Environmental Issues and West Salem High school

• Elly Goodenough, Staff Writer

Environmental Issues and West Salem High School

Elly Goodenough

 

The planet’s diminishing health is top of mind right now, specifically with younger generations. The Pew Research Center said,  “81% of millennials believe the planet is indeed warming, and that 65% of those millennials say human activity is the primary cause.” Additionally, according to NASA, “The planet’s average surface temperature has risen about 1.62 degrees Fahrenheit since the late 19th century, a change driven largely by increased carbon dioxide and other human-made emissions into the atmosphere.”

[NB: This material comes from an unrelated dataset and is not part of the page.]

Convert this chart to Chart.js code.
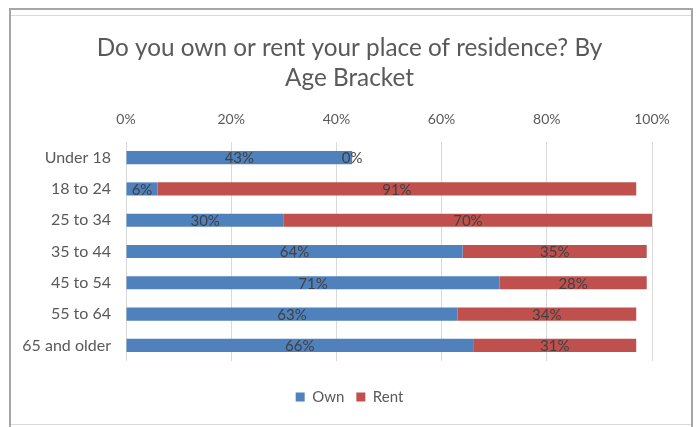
<!DOCTYPE html>
<html>
<head>
<meta charset="utf-8">
<script src="https://cdn.jsdelivr.net/npm/chart.js@4.4.1/dist/chart.umd.min.js"></script>
<style>
  html, body { margin: 0; padding: 0; background: #fff; }
  #wrap { position: relative; width: 699px; height: 427px; overflow: hidden; }
  #frame {
    position: absolute; left: 9px; top: 8px; width: 680px; height: 419px;
    border: 2px solid #a6a6a6; border-bottom: none;
  }
  .rule { position: absolute; left: 11px; width: 680px; height: 1px; background: #d9d9d9; }
  canvas { position: absolute; left: 0; top: 0; }
</style>
</head>
<body>
<div id="wrap">
  <div id="frame"></div>
  <div class="rule" style="top:15px"></div>
  <div class="rule" style="top:424px"></div>
  <canvas id="chart" width="699" height="427"></canvas>
</div>
<script>
const ageBrackets = ['Under 18', '18 to 24', '25 to 34', '35 to 44', '45 to 54', '55 to 64', '65 and older'];
const ownPct  = [43, 6, 30, 64, 71, 63, 66];
const rentPct = [0, 91, 70, 35, 28, 34, 31];
const tickSteps = [0, 20, 40, 60, 80, 100];

const FONT = 'Lato, "Open Sans", sans-serif';
const TEXT = '#595959';

// value text centred on every bar segment
const segmentLabels = {
  id: 'segmentLabels',
  afterDatasetsDraw(chart) {
    const ctx = chart.ctx;
    ctx.save();
    ctx.font = '15px ' + FONT;
    ctx.fillStyle = '#404040';
    ctx.textAlign = 'center';
    ctx.textBaseline = 'middle';
    chart.data.datasets.forEach((ds, i) => {
      chart.getDatasetMeta(i).data.forEach((bar, j) => {
        const p = bar.getProps(['x', 'y', 'base'], true);
        ctx.fillText(ds.data[j] + '%', (p.x + p.base) / 2, p.y + 1);
      });
    });
    ctx.restore();
  }
};

new Chart(document.getElementById('chart'), {
  type: 'bar',
  data: {
    labels: ageBrackets,
    datasets: [
      { label: 'Own',  data: ownPct,  backgroundColor: '#4f81bd', borderWidth: 0 },
      { label: 'Rent', data: rentPct, backgroundColor: '#c0504d', borderWidth: 0 }
    ]
  },
  options: {
    indexAxis: 'y',
    responsive: false,
    animation: false,
    barPercentage: 0.42,
    categoryPercentage: 1,
    layout: { padding: { left: 10, right: 10, top: 0, bottom: 12.5 } },
    scales: {
      x: {
        position: 'top',
        stacked: true,
        min: 0,
        max: 100,
        afterBuildTicks: (scale) => { scale.ticks = tickSteps.map(v => ({ value: v })); },
        afterFit: (scale) => { scale.height = 40; },
        grid: { color: '#d9d9d9', drawTicks: false },
        border: { display: false },
        ticks: { color: TEXT, font: { family: FONT, size: 14 }, padding: 14, callback: v => v + '%' }
      },
      y: {
        stacked: true,
        afterFit: (scale) => { scale.width = 116; },
        grid: { display: false, drawTicks: false },
        border: { display: false },
        ticks: { color: TEXT, font: { family: FONT, size: 16 }, padding: 15 }
      },
      // blank right-hand gutter so the plot stops short of the frame
      gutter: {
        axis: 'y',
        position: 'right',
        afterFit: (scale) => { scale.width = 37; },
        grid: { display: false, drawTicks: false },
        border: { display: false },
        ticks: { display: false }
      }
    },
    plugins: {
      title: {
        display: true,
        text: ['Do you own or rent your place of residence? By', 'Age Bracket'],
        color: TEXT,
        font: { family: FONT, size: 24.3, weight: 'normal', lineHeight: '30px' },
        padding: { top: 33, bottom: 9 }
      },
      legend: {
        position: 'bottom',
        title: { display: true, text: '', font: { size: 1, lineHeight: 1 }, padding: { top: 15.5, bottom: 0 } },
        labels: { color: TEXT, font: { family: FONT, size: 15 }, boxWidth: 9, boxHeight: 9, padding: 12 }
      },
      tooltip: { enabled: false }
    }
  },
  plugins: [segmentLabels]
});
</script>
</body>
</html>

Young adults are talking about global warming, the burning of the Amazon rainforest, and the oceans dying. It’s clear that something must be done – and fast. “This is important to me for many reasons,” said senior Taylor Sackett. “Growing up, my family would always go on hikes, so I learned to respect nature at a young age. I care about the environment and the animals that live in it.” 

The WSHS Ecology Club, of which Sackett is President,  works to make a positive impact on our planet. Members of Ecology Club go on hikes, roadside clean ups, and other outdoor adventures. “We provide service to our community and earth by doing a highway clean up twice a year, in the past we have also implemented recycling programs at our school which is something I would like to do again,” said Sackett. Their goal is to help the earth any way they can here in West Salem. 

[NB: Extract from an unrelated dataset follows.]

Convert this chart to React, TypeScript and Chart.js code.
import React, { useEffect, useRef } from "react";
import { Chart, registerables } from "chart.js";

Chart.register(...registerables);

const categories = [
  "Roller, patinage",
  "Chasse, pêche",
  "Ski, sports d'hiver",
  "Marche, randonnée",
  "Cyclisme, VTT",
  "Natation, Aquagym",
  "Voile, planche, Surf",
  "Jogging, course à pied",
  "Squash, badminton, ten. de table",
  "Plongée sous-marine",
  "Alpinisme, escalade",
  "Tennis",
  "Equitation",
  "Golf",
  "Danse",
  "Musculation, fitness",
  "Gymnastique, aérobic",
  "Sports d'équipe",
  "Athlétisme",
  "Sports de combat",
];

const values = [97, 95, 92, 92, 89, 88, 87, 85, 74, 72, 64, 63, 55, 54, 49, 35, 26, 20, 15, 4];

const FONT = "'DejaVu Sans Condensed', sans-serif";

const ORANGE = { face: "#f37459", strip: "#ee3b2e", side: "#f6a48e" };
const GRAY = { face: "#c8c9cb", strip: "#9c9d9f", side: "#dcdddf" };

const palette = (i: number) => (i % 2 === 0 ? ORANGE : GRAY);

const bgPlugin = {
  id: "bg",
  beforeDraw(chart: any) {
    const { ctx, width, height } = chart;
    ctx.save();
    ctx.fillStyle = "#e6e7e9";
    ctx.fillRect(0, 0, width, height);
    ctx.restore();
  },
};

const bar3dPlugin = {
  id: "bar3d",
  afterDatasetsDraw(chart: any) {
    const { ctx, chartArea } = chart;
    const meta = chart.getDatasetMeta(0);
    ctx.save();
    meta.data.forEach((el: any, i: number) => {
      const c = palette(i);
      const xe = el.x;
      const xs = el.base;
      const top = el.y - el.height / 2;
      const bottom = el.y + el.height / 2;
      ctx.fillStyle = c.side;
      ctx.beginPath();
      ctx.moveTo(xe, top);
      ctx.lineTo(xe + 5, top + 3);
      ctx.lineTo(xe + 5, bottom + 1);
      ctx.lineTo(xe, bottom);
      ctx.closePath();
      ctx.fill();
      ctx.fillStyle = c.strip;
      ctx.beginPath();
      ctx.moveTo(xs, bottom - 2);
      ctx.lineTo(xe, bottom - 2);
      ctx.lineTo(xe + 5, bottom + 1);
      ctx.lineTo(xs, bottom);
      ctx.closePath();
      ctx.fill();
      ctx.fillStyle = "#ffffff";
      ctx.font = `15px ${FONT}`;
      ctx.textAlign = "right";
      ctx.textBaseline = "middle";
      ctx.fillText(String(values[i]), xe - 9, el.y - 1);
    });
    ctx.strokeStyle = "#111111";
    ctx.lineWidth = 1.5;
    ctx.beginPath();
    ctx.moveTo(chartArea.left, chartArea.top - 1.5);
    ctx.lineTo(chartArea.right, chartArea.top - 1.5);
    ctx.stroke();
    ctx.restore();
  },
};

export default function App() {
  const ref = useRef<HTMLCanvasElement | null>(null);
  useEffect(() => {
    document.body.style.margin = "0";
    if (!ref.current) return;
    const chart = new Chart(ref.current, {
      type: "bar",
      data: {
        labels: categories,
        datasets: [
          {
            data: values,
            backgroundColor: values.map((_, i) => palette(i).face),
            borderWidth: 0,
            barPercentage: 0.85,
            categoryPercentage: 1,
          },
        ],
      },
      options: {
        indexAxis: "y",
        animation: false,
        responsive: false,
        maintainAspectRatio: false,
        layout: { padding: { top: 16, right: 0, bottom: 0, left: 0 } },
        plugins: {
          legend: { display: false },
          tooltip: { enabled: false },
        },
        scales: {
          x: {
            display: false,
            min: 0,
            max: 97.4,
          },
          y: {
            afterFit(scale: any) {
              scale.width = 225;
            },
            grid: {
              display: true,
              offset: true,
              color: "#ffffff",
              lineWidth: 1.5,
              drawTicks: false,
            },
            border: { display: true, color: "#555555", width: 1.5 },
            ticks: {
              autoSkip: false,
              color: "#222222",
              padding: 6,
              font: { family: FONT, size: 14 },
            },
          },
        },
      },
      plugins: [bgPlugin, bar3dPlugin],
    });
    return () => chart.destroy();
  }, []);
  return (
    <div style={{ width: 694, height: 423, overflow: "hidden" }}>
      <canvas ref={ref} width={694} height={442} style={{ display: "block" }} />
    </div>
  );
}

“We do some fun outdoor activities,” said Ecology Club advisor Kelly Rueckheim. Ecology Club is also planning an international trip. During July of 2020, they will be going to the Dominican Republic. On their last trip, they went to Panama and did some volunteer work, and also had some fun. 

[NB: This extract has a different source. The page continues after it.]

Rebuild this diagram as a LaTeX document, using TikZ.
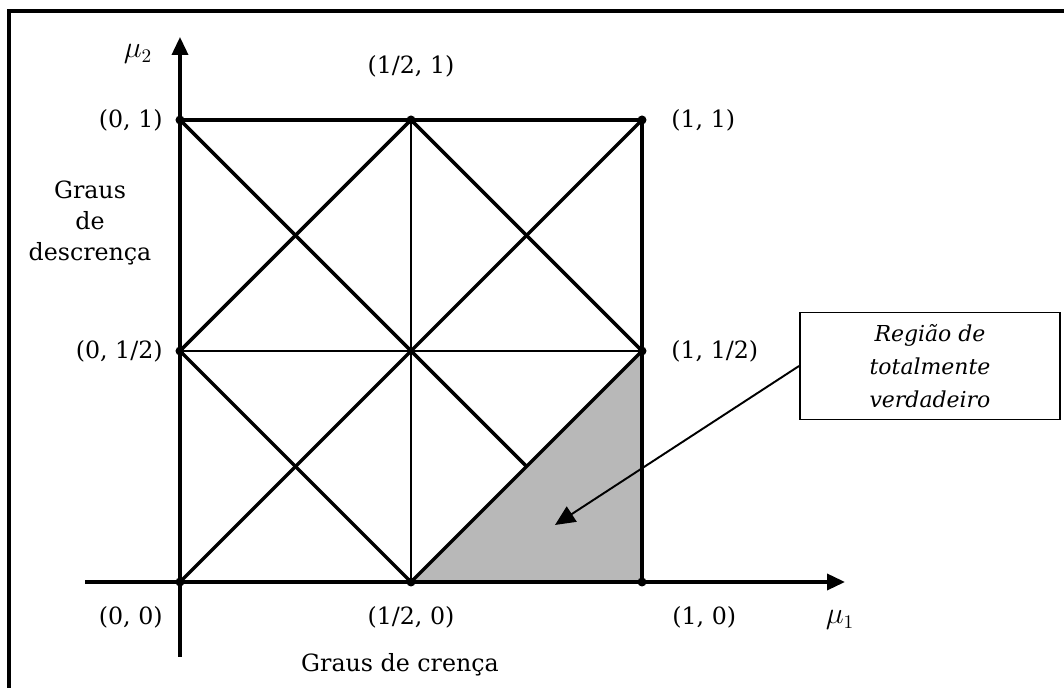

What can WSHS students do to help our planet if we can’t make it to the Dominican Republic? When you are going to throw away anything recyclable, remember to use the recycling bin. You could also do something as simple as turning off the lights when you’re done in a room, or even turning off the water sooner when brushing your teeth. Another big trend is saving the turtles. Saving the turtles means you have to use not as much plastic, and pick up litter if you see any. You have to do this so turtles or any other animal won’t try eating it. So, when you see something on the ground take a little time out of your day to help and pick it up. “The environment is like the game Jenga: the more pieces we take out, the faster it collapses,” said Rueckheim.